To traverse the AST,

• node->head is the first children.

• node->tail is the last children.

• node->next is the next sibling.

• node->slice.start is the start position in the source string that the slice covers.

• node->slice.stop is the end position in the source string that the slice covers.

• P4_CopyNodeString() returns the string the AST node covers.

    root = P4_GetSourceAst(source);
    text = P4_CopyNodeString(root);

    printf("root span: [%lu %lu]\n", root->slice.start.pos, root->slice.stop.pos);
    printf("root start: line=%lu offset=%lu\n", root->slice.start.lineno, root->slice.start.offset);
    printf("root stop: line=%lu offset=%lu\n", root->slice.stop.lineno, root->slice.stop.offset);
    printf("root next: %p\n", (void *)root->next);
    printf("root head: %p\n", (void *)root->head);
    printf("root tail: %p\n", (void *)root->tail);
    printf("root text: %s\n", text);

It may be helpful to output the source AST in JSON format:

    P4_JsonifySourceAst(stdout, root, NULL);

Step 5: Clean Up

Last but not least, don’t forget to free all the allocated memory.
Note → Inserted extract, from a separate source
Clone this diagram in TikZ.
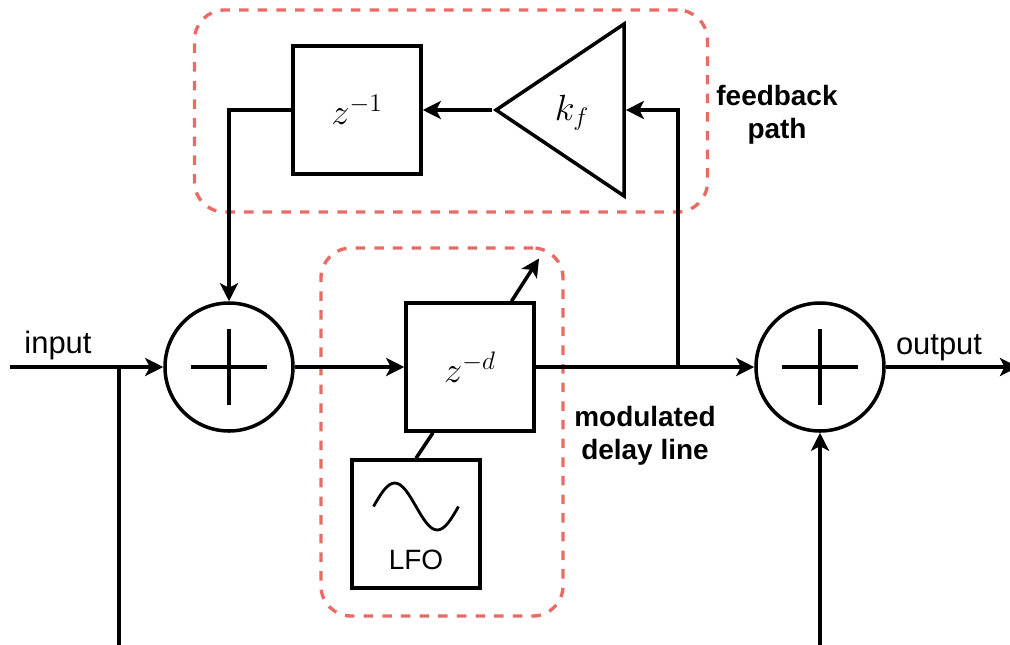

• P4_DeleteSource() deletes the source along with the entire tree.

• P4_DeleteGrammar() deletes the grammar along with all the grammar rules.
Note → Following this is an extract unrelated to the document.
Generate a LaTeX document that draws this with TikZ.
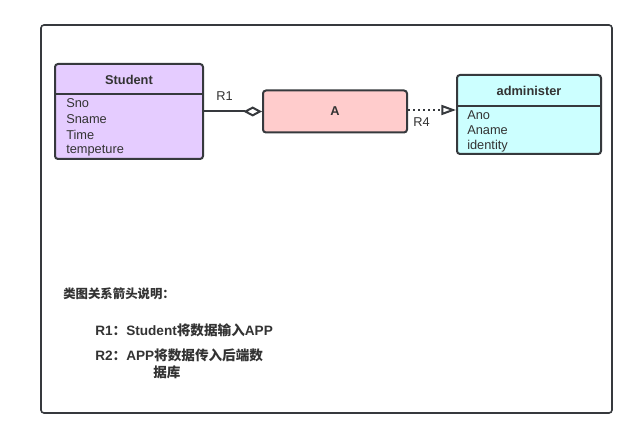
\documentclass[tikz,border=0pt]{standalone}
\usepackage{fontspec}
\setmainfont{Liberation Sans}
\newfontfamily\cjk{Noto Sans CJK SC}
\usetikzlibrary{arrows.meta}
\newlength\pxu
\setlength\pxu{0.75pt}
\definecolor{edge}{HTML}{36393D}
\definecolor{stufill}{HTML}{E5CCFF}
\definecolor{afill}{HTML}{FFCCCC}
\definecolor{admfill}{HTML}{CCFFFF}
\definecolor{txt}{HTML}{333333}
\tikzset{
  box/.style={draw=edge, line width=2\pxu, rounded corners=3\pxu, inner sep=0pt},
  attr/.style={anchor=west, inner sep=0pt, font=\fontsize{9.6}{11}\selectfont, text=txt},
  head/.style={inner sep=0pt, font=\fontsize{9.6}{11}\selectfont\bfseries, text=txt},
  note/.style={anchor=west, inner sep=0pt, font=\fontsize{10.2}{12}\selectfont\bfseries, text=txt},
  conn/.style={draw=edge, line width=2\pxu},
}
\begin{document}
\begin{tikzpicture}[x=0.75pt, y=-0.75pt]
\useasboundingbox (0,0) rectangle (637,438);
\fill[white] (0,0) rectangle (637,438);
\draw[draw=edge, line width=1.6\pxu, rounded corners=3\pxu] (41,25) rectangle (612,413);

% Student
\node[box, fill=stufill, minimum width=148\pxu, minimum height=95\pxu] (student) at (129,111.5) {};
\draw[draw=edge, line width=1.6\pxu] (55,94) -- (203,94);
\node[head] (stuh) at (129,80) {Student};
\node[attr] (s1) at (66,103) {Sno};
\node[attr] (s2) at (66,119) {Sname};
\node[attr] (s3) at (66,135) {Time};
\node[attr] (s4) at (66,151) {tempeture};

% A
\node[box, fill=afill, minimum width=144\pxu, minimum height=42\pxu, font=\fontsize{9.6}{11}\selectfont\bfseries, text=txt] (A) at (335,111.5) {A};

% administer
\node[box, fill=admfill, minimum width=144\pxu, minimum height=79\pxu] (adm) at (529,114.5) {};
\draw[draw=edge, line width=1.6\pxu] (457,106) -- (601,106);
\node[head] (admh) at (529,91) {administer};
\node[attr] (a1) at (467,115) {Ano};
\node[attr] (a2) at (467,130) {Aname};
\node[attr] (a3) at (467,146) {identity};

% connectors
\draw[conn, -{Diamond[open, length=14pt, width=7.5pt]}] (student.east) -- (A.west);
\node[attr] (r1) at (216,96) {R1};
\draw[conn, dash pattern=on 2\pxu off 3\pxu, -{Triangle[open, length=11pt, width=7.5pt]}] ([yshift=1.5\pxu]A.east) -- ([yshift=1.5\pxu]A.east -| adm.west);
\node[attr] (r4) at (413,122) {R4};

% notes
\node[note, font=\fontsize{9.3}{11}\selectfont\cjk\bfseries] (n0) at (63,294) {类图关系箭头说明：};
\node[note] (n1) at (95,330) {R1{\cjk ：}Student{\cjk 将数据输入}APP};
\node[note] (n2) at (95,355) {R2{\cjk ：}APP{\cjk 将数据传入后端数}};
\node[note] (n3) at (153,372) {{\cjk 据库}};
\end{tikzpicture}
\end{document}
    P4_DeleteSource(source);
    P4_DeleteGrammar(grammar);

Full Example Code

The complete code for this example:

#include <stdio.h>
#include <peppa.h>

int main() {
    P4_Grammar* grammar;
    P4_Source* source;
    P4_Node* root;
    char* text;

    grammar = P4_LoadGrammar("entry = i\"hello\\nworld\";");
    if (grammar == NULL) {
        printf("Error: CreateGrammar: Error.\n");
        return 1;
    }

    source = P4_CreateSource("Hello\nWORLD", "entry");
    if (source == NULL) {
        printf("Error: CreateSource: MemoryError.\n");
        return 1;
    }

    if (P4_Parse(grammar, source) != P4_Ok) {
        printf("Error: Parse: ErrCode[%u] Err[%s] Message[%s]\n",
            P4_GetError(source),
            P4_GetErrorString(P4_GetError(source)),
            P4_GetErrorMessage(source)
        );
        return 1;
    }

    root = P4_GetSourceAst(source);
    text = P4_CopyNodeString(root);

    printf("root span: [%lu %lu]\n", root->slice.start.pos, root->slice.stop.pos);
    printf("root start: line=%lu offset=%lu\n", root->slice.start.lineno, root->slice.start.offset);
    printf("root stop: line=%lu offset=%lu\n", root->slice.stop.lineno, root->slice.stop.offset);
    printf("root next: %p\n", (void *)root->next);
    printf("root head: %p\n", (void *)root->head);
    printf("root tail: %p\n", (void *)root->tail);
    printf("root text: %s\n", text);

    free(text);

    P4_JsonifySourceAst(stdout, root, NULL);

    P4_DeleteSource(source);
    P4_DeleteGrammar(grammar);

    return 1;
}

The output of the example looks like:

$ gcc -o example ../example.c ../peppa.c
$ ./example
root span: [0 11]
root start: line=1 offset=1
root stop: line=2 offset=6
root next: (nil)
root head: (nil)
root tail: (nil)
root text: Hello
WORLD
[{"slice":[0,11],"type":"entry"}]

Conclusion

In this tutorial, we walk through the basic data structures and combine them in one example. The example parses nothing but “Hello World” to a single node.

I hope this example can get you a basic understanding of Peppa PEG. Now you can go back to Peppa PEG’s Documentation and pick more docs to read!